WORK REQUIRED: Write each line of the material exactly as given, from the top through the line that contains "Sans Mono', 'Noto", and omit all pictures.

SUPPLIED INFORMATION:
* * * * * * * * *

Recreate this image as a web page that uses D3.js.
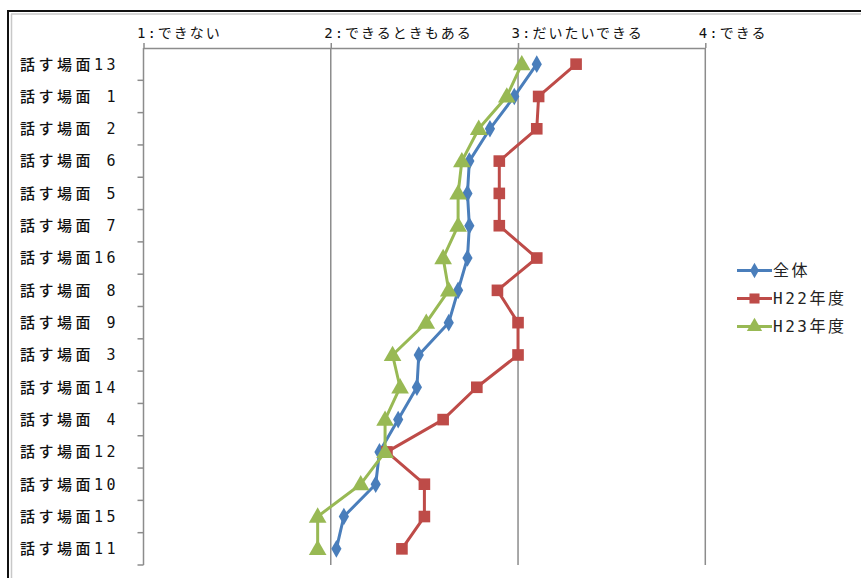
<!DOCTYPE html>
<html>
<head>
<meta charset="utf-8">
<script src="https://cdn.jsdelivr.net/npm/d3@7/dist/d3.min.js"></script>
<style>
  html, body { margin: 0; padding: 0; background: #fff; }
  svg { display: block; }
</style>
</head>
<body>
<svg id="chart" width="861" height="578"></svg>
<script>
// Speaking situations, top to bottom
const categories = ["話す場面13", "話す場面 1", "話す場面 2", "話す場面 6", "話す場面 5", "話す場面 7",
  "話す場面16", "話す場面 8", "話す場面 9", "話す場面 3", "話す場面14", "話す場面 4",
  "話す場面12", "話す場面10", "話す場面15", "話す場面11"];

// Average ratings (1–4) per situation
const overall = [3.10, 2.98, 2.85, 2.74, 2.73, 2.74, 2.73, 2.68, 2.63, 2.47, 2.46, 2.36, 2.26, 2.24, 2.07, 2.03];
const h22 =     [3.31, 3.11, 3.10, 2.90, 2.90, 2.90, 3.10, 2.89, 3.00, 3.00, 2.78, 2.60, 2.30, 2.50, 2.50, 2.38];
const h23 =     [3.02, 2.94, 2.79, 2.70, 2.68, 2.68, 2.60, 2.63, 2.51, 2.33, 2.37, 2.29, 2.29, 2.16, 1.93, 1.93];

const seriesNames = ["全体", "H22年度", "H23年度"];
const seriesColors = ["#4a7ebb", "#be4b48", "#98b954"];
const seriesSymbols = [d3.symbolDiamond, d3.symbolSquare, d3.symbolTriangle];
const seriesSymbolSizes = [90, 135, 135];

const tickValues = [1, 2, 3, 4];
const tickLabels = ["1:できない", "2:できるときもある", "3:だいたいできる", "4:できる"];

const svg = d3.select("#chart");
const plot = { left: 143.5, right: 705.3, top: 48, bottom: 565 };

const x = d3.scaleLinear().domain([1, 4]).range([plot.left, plot.right]);
const y = d3.scaleBand().domain(categories).range([plot.top, plot.bottom]).padding(0);
const yc = c => y(c) + y.bandwidth() / 2;

const gridColor = "#8c8c8c";
const labelFont = "'DejaVu Sans Mono', 'Noto Sans CJK JP', sans-serif";

// outer frame (black rule with a light inner rule)
svg.append("line").attr("x1", 7).attr("x2", 861).attr("y1", 11).attr("y2", 11)
  .attr("stroke", "#111").attr("stroke-width", 2);
svg.append("line").attr("x1", 11).attr("x2", 861).attr("y1", 14).attr("y2", 14)
  .attr("stroke", "#c8c8c8").attr("stroke-width", 1.5);
svg.append("line").attr("x1", 8).attr("x2", 8).attr("y1", 10).attr("y2", 578)
  .attr("stroke", "#111").attr("stroke-width", 2);
svg.append("line").attr("x1", 11.5).attr("x2", 11.5).attr("y1", 14).attr("y2", 578)
  .attr("stroke", "#c8c8c8").attr("stroke-width", 1.5);

// vertical gridlines
svg.append("g").selectAll("line").data(tickValues.slice(1)).join("line")
  .attr("x1", d => x(d)).attr("x2", d => x(d))
  .attr("y1", plot.top).attr("y2", plot.bottom)
  .attr("stroke", gridColor).attr("stroke-width", 1.5);

// top value axis
const topAxis = svg.append("g").attr("transform", `translate(0,${plot.top})`)
  .call(d3.axisTop(x).tickValues(tickValues).tickSize(5).tickSizeOuter(0).tickFormat((d, i) => tickLabels[i]));
topAxis.select(".domain").attr("stroke", gridColor).attr("stroke-width", 1.5);
topAxis.selectAll(".tick line").attr("stroke", gridColor).attr("stroke-width", 1.5);
topAxis.selectAll(".tick text")
  .attr("text-anchor", "start")
  .attr("x", -7).attr("y", -10)
  .attr("fill", "#111")
  .style("font-family", labelFont)
  .style("font-size", "14px")
  .style("letter-spacing", "2px");

// left category axis: line plus boundary ticks
const leftAxis = svg.append("g");
leftAxis.append("line").attr("x1", plot.left).attr("x2", plot.left)
  .attr("y1", plot.top).attr("y2", plot.bottom)
  .attr("stroke", gridColor).attr("stroke-width", 1.5);
const bounds = categories.map(c => y(c)).concat([plot.bottom]);
leftAxis.selectAll("line.tick").data(bounds.slice(1)).join("line").attr("class", "tick")
  .attr("x1", plot.left - 6).attr("x2", plot.left)
  .attr("y1", d => d).attr("y2", d => d)
  .attr("stroke", gridColor).attr("stroke-width", 1.5);

svg.append("g").selectAll("text").data(categories).join("text")
  .attr("x", 20).attr("y", d => yc(d)).attr("dy", "0.36em")
  .attr("fill", "#111")
  .style("white-space", "pre")
  .style("font-family", labelFont)
  .style("font-size", "15px")
  .style("font-weight", "500")
  .style("letter-spacing", "3.5px")
  .text(d => d);

// series lines and markers
const allSeries = [overall, h22, h23];
const line = d3.line().x(d => x(d.v)).y(d => yc(d.c));

allSeries.forEach((vals, si) => {
  const pts = vals.map((v, i) => ({ v, c: categories[i] }));
  const g = svg.append("g");
  g.append("path").datum(pts)
    .attr("d", line).attr("fill", "none")
    .attr("stroke", seriesColors[si]).attr("stroke-width", 3)
    .attr("stroke-linejoin", "round");
  g.selectAll("path.m").data(pts).join("path").attr("class", "m")
    .attr("transform", d => `translate(${x(d.v)},${yc(d.c) + (si === 2 ? 1 : 0)})`)
    .attr("d", d3.symbol().type(seriesSymbols[si]).size(seriesSymbolSizes[si]))
    .attr("fill", seriesColors[si]);
});

// legend
const legend = svg.append("g").attr("transform", "translate(737,270.5)");
seriesNames.forEach((name, i) => {
  const g = legend.append("g").attr("transform", `translate(0,${i * 28})`);
  g.append("line").attr("x1", 0).attr("x2", 35).attr("y1", 0).attr("y2", 0)
    .attr("stroke", seriesColors[i]).attr("stroke-width", 3);
  g.append("path").attr("transform", "translate(17.5,0)")
    .attr("d", d3.symbol().type(seriesSymbols[i]).size(seriesSymbolSizes[i] * 0.75))
    .attr("fill", seriesColors[i]);
  g.append("text").attr("x", 36).attr("dy", "0.36em")
    .attr("fill", "#222")
    .style("font-family", labelFont)
    .style("font-size", "16px")
    .style("letter-spacing", "2.5px")
    .text(name);
});
</script>
</body>
</html>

* * * * * * * * *

OUTPUT BELOW:
Recreate this image as a web page that uses D3.js.
<!DOCTYPE html>
<html>
<head>
<meta charset="utf-8">
<script src="https://cdn.jsdelivr.net/npm/d3@7/dist/d3.min.js"></script>
<style>
  html, body { margin: 0; padding: 0; background: #fff; }
  svg { display: block; }
</style>
</head>
<body>
<svg id="chart" width="861" height="578"></svg>
<script>
// Speaking situations, top to bottom
const categories = ["話す場面13", "話す場面 1", "話す場面 2", "話す場面 6", "話す場面 5", "話す場面 7",
  "話す場面16", "話す場面 8", "話す場面 9", "話す場面 3", "話す場面14", "話す場面 4",
  "話す場面12", "話す場面10", "話す場面15", "話す場面11"];

// Average ratings (1–4) per situation
const overall = [3.10, 2.98, 2.85, 2.74, 2.73, 2.74, 2.73, 2.68, 2.63, 2.47, 2.46, 2.36, 2.26, 2.24, 2.07, 2.03];
const h22 =     [3.31, 3.11, 3.10, 2.90, 2.90, 2.90, 3.10, 2.89, 3.00, 3.00, 2.78, 2.60, 2.30, 2.50, 2.50, 2.38];
const h23 =     [3.02, 2.94, 2.79, 2.70, 2.68, 2.68, 2.60, 2.63, 2.51, 2.33, 2.37, 2.29, 2.29, 2.16, 1.93, 1.93];

const seriesNames = ["全体", "H22年度", "H23年度"];
const seriesColors = ["#4a7ebb", "#be4b48", "#98b954"];
const seriesSymbols = [d3.symbolDiamond, d3.symbolSquare, d3.symbolTriangle];
const seriesSymbolSizes = [90, 135, 135];

const tickValues = [1, 2, 3, 4];
const tickLabels = ["1:できない", "2:できるときもある", "3:だいたいできる", "4:できる"];

const svg = d3.select("#chart");
const plot = { left: 143.5, right: 705.3, top: 48, bottom: 565 };

const x = d3.scaleLinear().domain([1, 4]).range([plot.left, plot.right]);
const y = d3.scaleBand().domain(categories).range([plot.top, plot.bottom]).padding(0);
const yc = c => y(c) + y.bandwidth() / 2;

const gridColor = "#8c8c8c";
const labelFont = "'DejaVu Sans Mono', 'Noto Sans CJK JP', sans-serif";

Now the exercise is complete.